You could achieve the same effect with flush();, but you should always close streams - see here: http://www.javapractices.com/topic/TopicAction.do?Id=8 and here: http://docs.oracle.com/javase/tutorial/jndi/ldap/close.html. Always call close(); on streams when you are done using them. Additionally, to make sure it is always closed regardless of exceptions, you could do this:
try {
//do stuff
} finally {
outputStream.close():
}
It is because the PrintWriter buffers your data in order for not making I/O operations repeatedly for every write operation (which is very expensive). When you call close() the Buffer flushes into the file. You can also call flush() for forcing the data to be written without closing the stream.
Streams automatically flush their data before closing. So you can either manually flush the data every once in a while using out.flush(); or you can just close the stream once you are done with it. When the program ends, streams close and your data gets flushed, this is why most of the time people do not close their streams!
Using Java 7 you can do something like this below which will auto close your streams in the order you open them.

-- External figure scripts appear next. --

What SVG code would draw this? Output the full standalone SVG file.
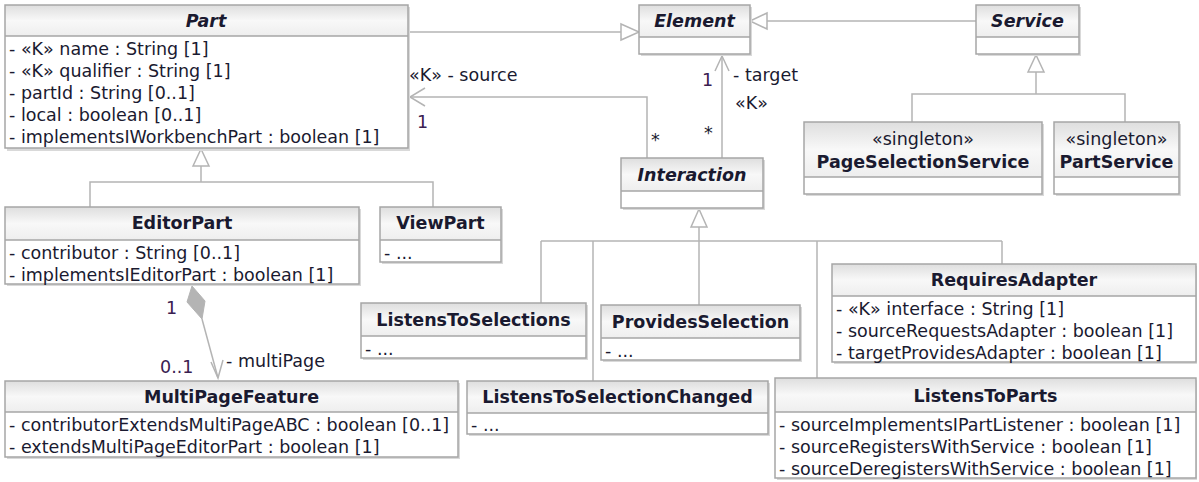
<svg xmlns="http://www.w3.org/2000/svg" width="1199" height="482" viewBox="0 0 1199 482">
<defs>
<linearGradient id="hdr" x1="0" y1="0" x2="0" y2="1">
<stop offset="0" stop-color="#dedede"/>
<stop offset="0.5" stop-color="#f8f8f8"/>
<stop offset="1" stop-color="#eeeeee"/>
</linearGradient>
<style>
.shd{fill:#d9d9d9}
.box{fill:#fff}
.hd{fill:url(#hdr)}
.ol{fill:none;stroke:#a6a6a6;stroke-width:1.5}
.sep{stroke:#a6a6a6;stroke-width:1.5}
text{font-family:"DejaVu Sans",sans-serif;font-size:17.5px;fill:#1a1a30}
.t{font-weight:bold;text-anchor:middle}
.ti{font-weight:bold;font-style:italic;text-anchor:middle}
.st{text-anchor:middle}
.c{fill:none;stroke:#b4b4b4;stroke-width:1.5}
.tri{fill:#fff;stroke:#b4b4b4;stroke-width:1.5}
.dia{fill:#b4b4b4;stroke:#b4b4b4;stroke-width:1}
.m{fill:#3a2050}
</style>
</defs>

<g id="connectors">
<!-- Part -> Element -->
<line class="c" x1="408" y1="32" x2="621" y2="32"/>
<polygon class="tri" points="621,24 639,32 621,40"/>
<!-- Service -> Element -->
<line class="c" x1="976" y1="21" x2="767" y2="21"/>
<polygon class="tri" points="767,13 750,21 767,29"/>
<!-- Services generalization -->
<polyline class="c" points="912,122 912,94 1125,94 1125,122"/>
<line class="c" x1="1036" y1="94" x2="1036" y2="72"/>
<polygon class="tri" points="1028,72 1036,55 1044,72"/>
<!-- Parts generalization -->
<polyline class="c" points="90,207 90,182 433,182 433,207"/>
<line class="c" x1="201" y1="182" x2="201" y2="166"/>
<polygon class="tri" points="193,166 201,149 209,166"/>
<!-- Interaction generalization -->
<line class="c" x1="541" y1="241" x2="1002" y2="241"/>
<line class="c" x1="541" y1="241" x2="541" y2="303"/>
<line class="c" x1="593" y1="241" x2="593" y2="381"/>
<line class="c" x1="699" y1="241" x2="699" y2="305"/>
<line class="c" x1="817" y1="241" x2="817" y2="378"/>
<line class="c" x1="1002" y1="241" x2="1002" y2="264"/>
<line class="c" x1="699" y1="241" x2="699" y2="227"/>
<polygon class="tri" points="691,227 699,209 707,227"/>
<!-- source association -->
<polyline class="c" points="647,158 647,97 409,97"/>
<polyline class="c" points="425,88 410,97 425,106"/>
<!-- target association -->
<line class="c" x1="722" y1="158" x2="722" y2="56"/>
<polyline class="c" points="715,71 722,56 729,71"/>
<!-- composition -->
<polygon class="dia" points="192,286 205,301 202,319 187,302"/>
<line class="c" x1="202" y1="319" x2="218" y2="378"/>
<polyline class="c" points="211,362 218,378 223,360"/>
<!-- labels -->
<text x="409" y="81">«K» - source</text>
<text class="m" x="417" y="128">1</text>
<text x="651" y="146">*</text>
<text class="m" x="702" y="86">1</text>
<text x="733" y="81">- target</text>
<text x="735" y="109">«K»</text>
<text x="704" y="139">*</text>
<text class="m" x="166" y="314">1</text>
<text class="m" x="160" y="373">0..1</text>
<text x="226" y="367">- multiPage</text>
</g>

<g id="Part">
<rect class="shd" x="7" y="7" width="403" height="144"/>
<rect class="box" x="5" y="5" width="403" height="143"/>
<rect class="hd" x="5" y="5" width="403" height="31"/>
<line class="sep" x1="5" y1="36" x2="408" y2="36"/>
<rect class="ol" x="5" y="5" width="403" height="143"/>
<text class="ti" x="206" y="27">Part</text>
<text x="9" y="55">- «K» name : String [1]</text>
<text x="9" y="77">- «K» qualifier : String [1]</text>
<text x="9" y="99">- partId : String [0..1]</text>
<text x="9" y="121">- local : boolean [0..1]</text>
<text x="9" y="143">- implementsIWorkbenchPart : boolean [1]</text>
</g>

<g id="Element">
<rect class="shd" x="641" y="7" width="111" height="49"/>
<rect class="box" x="639" y="5" width="111" height="49"/>
<rect class="hd" x="639" y="5" width="111" height="32"/>
<line class="sep" x1="639" y1="37" x2="750" y2="37"/>
<rect class="ol" x="639" y="5" width="111" height="49"/>
<text class="ti" x="694.5" y="27">Element</text>
</g>

<g id="Service">
<rect class="shd" x="978" y="7" width="103" height="49"/>
<rect class="box" x="976" y="5" width="103" height="49"/>
<rect class="hd" x="976" y="5" width="103" height="32"/>
<line class="sep" x1="976" y1="37" x2="1079" y2="37"/>
<rect class="ol" x="976" y="5" width="103" height="49"/>
<text class="ti" x="1027.5" y="27">Service</text>
</g>

<g id="PageSelectionService">
<rect class="shd" x="806" y="124" width="238" height="72"/>
<rect class="box" x="804" y="122" width="238" height="72"/>
<rect class="hd" x="804" y="122" width="238" height="55"/>
<line class="sep" x1="804" y1="177" x2="1042" y2="177"/>
<rect class="ol" x="804" y="122" width="238" height="72"/>
<text class="st" x="923" y="145">«singleton»</text>
<text class="t" x="923" y="168">PageSelectionService</text>
</g>

<g id="PartService">
<rect class="shd" x="1056" y="124" width="125" height="72"/>
<rect class="box" x="1054" y="122" width="125" height="72"/>
<rect class="hd" x="1054" y="122" width="125" height="55"/>
<line class="sep" x1="1054" y1="177" x2="1179" y2="177"/>
<rect class="ol" x="1054" y="122" width="125" height="72"/>
<text class="st" x="1116.5" y="145">«singleton»</text>
<text class="t" x="1116.5" y="168">PartService</text>
</g>

<g id="Interaction">
<rect class="shd" x="623" y="160" width="142" height="50"/>
<rect class="box" x="621" y="158" width="142" height="50"/>
<rect class="hd" x="621" y="158" width="142" height="33"/>
<line class="sep" x1="621" y1="191" x2="763" y2="191"/>
<rect class="ol" x="621" y="158" width="142" height="50"/>
<text class="ti" x="692" y="181">Interaction</text>
</g>

<g id="EditorPart">
<rect class="shd" x="7" y="209" width="354" height="77"/>
<rect class="box" x="5" y="207" width="354" height="77"/>
<rect class="hd" x="5" y="207" width="354" height="33"/>
<line class="sep" x1="5" y1="240" x2="359" y2="240"/>
<rect class="ol" x="5" y="207" width="354" height="77"/>
<text class="t" x="182" y="229">EditorPart</text>
<text x="9" y="259">- contributor : String [0..1]</text>
<text x="9" y="281">- implementsIEditorPart : boolean [1]</text>
</g>

<g id="ViewPart">
<rect class="shd" x="382" y="209" width="121" height="55"/>
<rect class="box" x="380" y="207" width="121" height="55"/>
<rect class="hd" x="380" y="207" width="121" height="33"/>
<line class="sep" x1="380" y1="240" x2="501" y2="240"/>
<rect class="ol" x="380" y="207" width="121" height="55"/>
<text class="t" x="440.5" y="229">ViewPart</text>
<text x="384" y="259">- ...</text>
</g>

<g id="ListensToSelections">
<rect class="shd" x="363" y="305" width="225" height="55"/>
<rect class="box" x="361" y="303" width="225" height="55"/>
<rect class="hd" x="361" y="303" width="225" height="33"/>
<line class="sep" x1="361" y1="336" x2="586" y2="336"/>
<rect class="ol" x="361" y="303" width="225" height="55"/>
<text class="t" x="473.5" y="326">ListensToSelections</text>
<text x="365" y="355">- ...</text>
</g>

<g id="ProvidesSelection">
<rect class="shd" x="603" y="307" width="199" height="55"/>
<rect class="box" x="601" y="305" width="199" height="55"/>
<rect class="hd" x="601" y="305" width="199" height="33"/>
<line class="sep" x1="601" y1="338" x2="800" y2="338"/>
<rect class="ol" x="601" y="305" width="199" height="55"/>
<text class="t" x="700.5" y="328">ProvidesSelection</text>
<text x="605" y="357">- ...</text>
</g>

<g id="RequiresAdapter">
<rect class="shd" x="834" y="266" width="363" height="98"/>
<rect class="box" x="832" y="264" width="364" height="98"/>
<rect class="hd" x="832" y="264" width="364" height="32"/>
<line class="sep" x1="832" y1="296" x2="1196" y2="296"/>
<rect class="ol" x="832" y="264" width="364" height="98"/>
<text class="t" x="1014" y="286">RequiresAdapter</text>
<text x="836" y="315">- «K» interface : String [1]</text>
<text x="836" y="337">- sourceRequestsAdapter : boolean [1]</text>
<text x="836" y="359">- targetProvidesAdapter : boolean [1]</text>
</g>

<g id="MultiPageFeature">
<rect class="shd" x="7" y="383" width="453" height="76"/>
<rect class="box" x="5" y="381" width="453" height="76"/>
<rect class="hd" x="5" y="381" width="453" height="31"/>
<line class="sep" x1="5" y1="412" x2="458" y2="412"/>
<rect class="ol" x="5" y="381" width="453" height="76"/>
<text class="t" x="231.5" y="403">MultiPageFeature</text>
<text x="9" y="431">- contributorExtendsMultiPageABC : boolean [0..1]</text>
<text x="9" y="453">- extendsMultiPageEditorPart : boolean [1]</text>
</g>

<g id="ListensToSelectionChanged">
<rect class="shd" x="469" y="383" width="301" height="53"/>
<rect class="box" x="467" y="381" width="301" height="53"/>
<rect class="hd" x="467" y="381" width="301" height="32"/>
<line class="sep" x1="467" y1="413" x2="768" y2="413"/>
<rect class="ol" x="467" y="381" width="301" height="53"/>
<text class="t" x="617.5" y="403">ListensToSelectionChanged</text>
<text x="471" y="431">- ...</text>
</g>

<g id="ListensToParts">
<rect class="shd" x="777" y="380" width="420" height="100"/>
<rect class="box" x="775" y="378" width="421" height="100"/>
<rect class="hd" x="775" y="378" width="421" height="34"/>
<line class="sep" x1="775" y1="412" x2="1196" y2="412"/>
<rect class="ol" x="775" y="378" width="421" height="100"/>
<text class="t" x="985.5" y="402">ListensToParts</text>
<text x="779" y="431">- sourceImplementsIPartListener : boolean [1]</text>
<text x="779" y="453">- sourceRegistersWithService : boolean [1]</text>
<text x="779" y="475">- sourceDeregistersWithService : boolean [1]</text>
</g>
</svg>
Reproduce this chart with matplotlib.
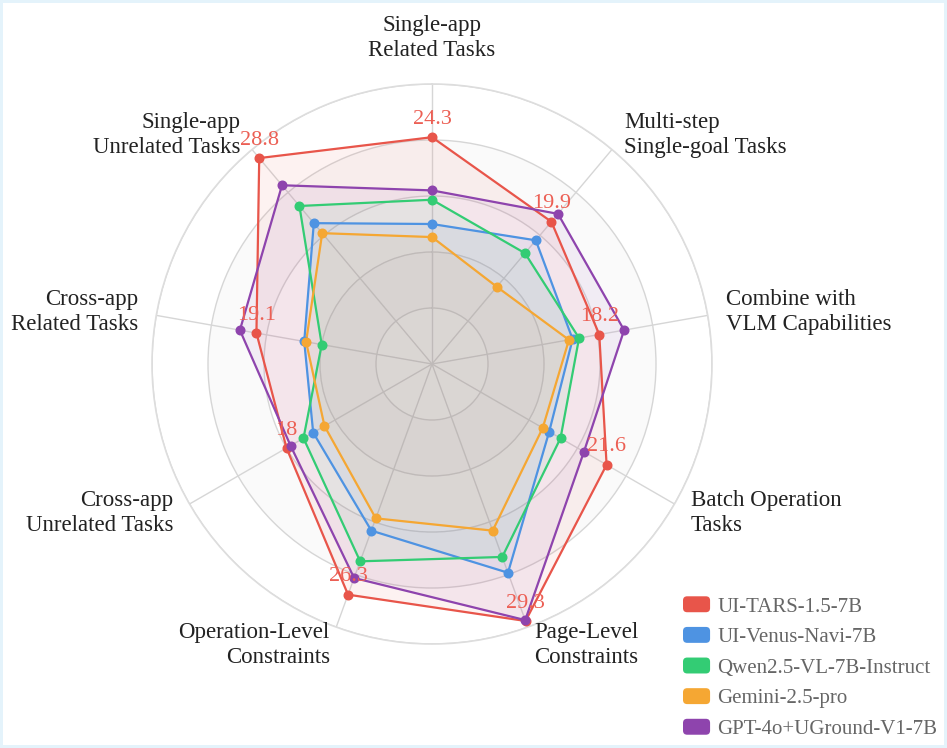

public static void main(String[] args) {
String name = "";
String email = "";
File f = new File("c:/users/dell/desktop/ja/MyLOgs.txt");
try (FileWriter fw = new FileWriter(f, true); PrintWriter out = new PrintWriter(fw);) {
out.println("the name of the user is " + name + "\n");
out.println("the email of the user is " + email + "\n");
} catch (IOException e) {
e.printStackTrace();
}
}
PrintWriter buffers the data to be written so and will not write to disk until its buffer is full. Calling close() will ensure that any remaining data is flushed as well as closing the OutputStream.
close() statements typically appear in finally blocks.
Why the data was not being written to the file when I was not including that statement?
When the process terminates the unmanaged resources will be released. For InputStreams this is fine. For OutputStreams, you could lose an buffered data, so you should at least flush the stream before exiting the program.